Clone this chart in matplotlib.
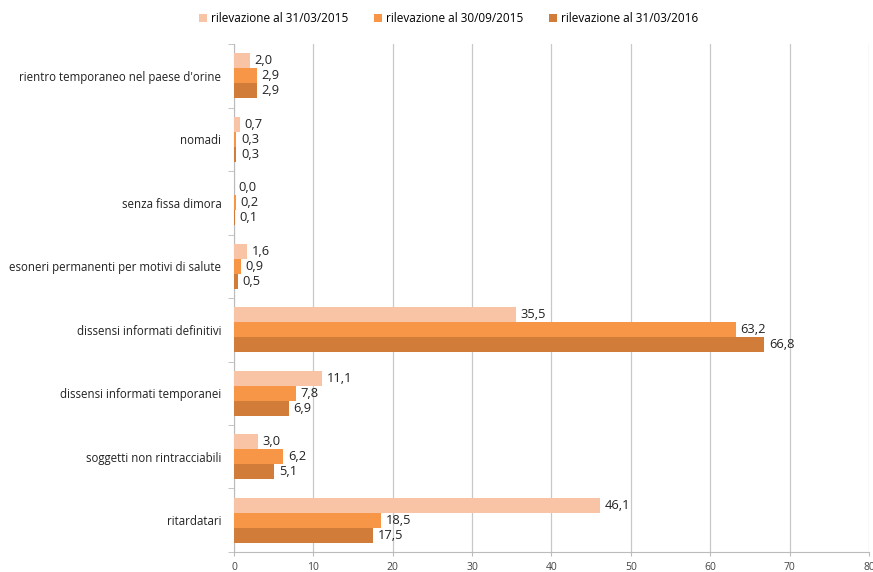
import numpy as np
import matplotlib.pyplot as plt
from matplotlib.patches import Patch

# Dati
categorie = ['ritardatari', 'soggetti non rintracciabili', 'dissensi informati temporanei',
             'dissensi informati definitivi', 'esoneri permanenti per motivi di salute',
             'senza fissa dimora', 'nomadi', "rientro temporaneo nel paese d'orine"]
serie = ['rilevazione al 31/03/2015', 'rilevazione al 30/09/2015', 'rilevazione al 31/03/2016']
val_2015_03 = [46.1, 3.0, 11.1, 35.5, 1.6, 0.0, 0.7, 2.0]
val_2015_09 = [18.5, 6.2, 7.8, 63.2, 0.9, 0.2, 0.3, 2.9]
val_2016_03 = [17.5, 5.1, 6.9, 66.8, 0.5, 0.1, 0.3, 2.9]
colori = ['#F9C3A5', '#F79646', '#D27C3A']

plt.rcParams['font.family'] = ['Open Sans', 'DejaVu Sans']

fig = plt.figure(figsize=(8.73, 5.72), dpi=100)
ax = fig.add_axes([0.268, 0.035, 0.7274, 0.888])

y = np.arange(len(categorie))
h = 0.235
dati = [val_2015_03, val_2015_09, val_2016_03]
for i, (vals, col) in enumerate(zip(dati, colori)):
    pos = y + h - i * h
    ax.barh(pos, vals, height=h, color=col, zorder=3)
    for p, v in zip(pos, vals):
        ax.text(v + 0.6, p, f'{v:.1f}'.replace('.', ','), va='center', ha='left',
                fontsize=9.3, color='#222222', zorder=4)

ax.set_xlim(0, 80)
ax.set_ylim(-0.5, len(categorie) - 0.5)
ax.set_xticks(np.arange(0, 81, 10))
ax.tick_params(axis='x', labelsize=7.5, colors='#444444', length=3, color='#BBBBBB', pad=4)
ax.grid(axis='x', color='#C8C8C8', linewidth=0.9, zorder=0)

# etichette delle categorie al centro, tacche ai bordi
ax.set_yticks(y)
ax.set_yticklabels(categorie, fontsize=8.3, color='#222222')
ax.tick_params(axis='y', length=0, pad=9)
ax.set_yticks(np.arange(-0.5, len(categorie), 1), minor=True)
ax.tick_params(axis='y', which='minor', length=4, color='#BBBBBB')

for s in ['top', 'right']:
    ax.spines[s].set_visible(False)
ax.spines['left'].set_color('#BBBBBB')
ax.spines['bottom'].set_color('#BBBBBB')

maniglie = [Patch(facecolor=c, edgecolor='none') for c in colori]
fig.legend(maniglie, serie, loc='center', bbox_to_anchor=(0.514, 0.967), ncol=3,
           frameon=False, fontsize=8.5, handlelength=0.7, handleheight=0.7,
           handletextpad=0.3, columnspacing=2.2)

fig.savefig('out.png', dpi=100)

**********

**Problem to solve**
Pull out each line of the listing that holds the string "matplotlib".

**The output**
Clone this chart in matplotlib.
import matplotlib.pyplot as plt
from matplotlib.patches import Patch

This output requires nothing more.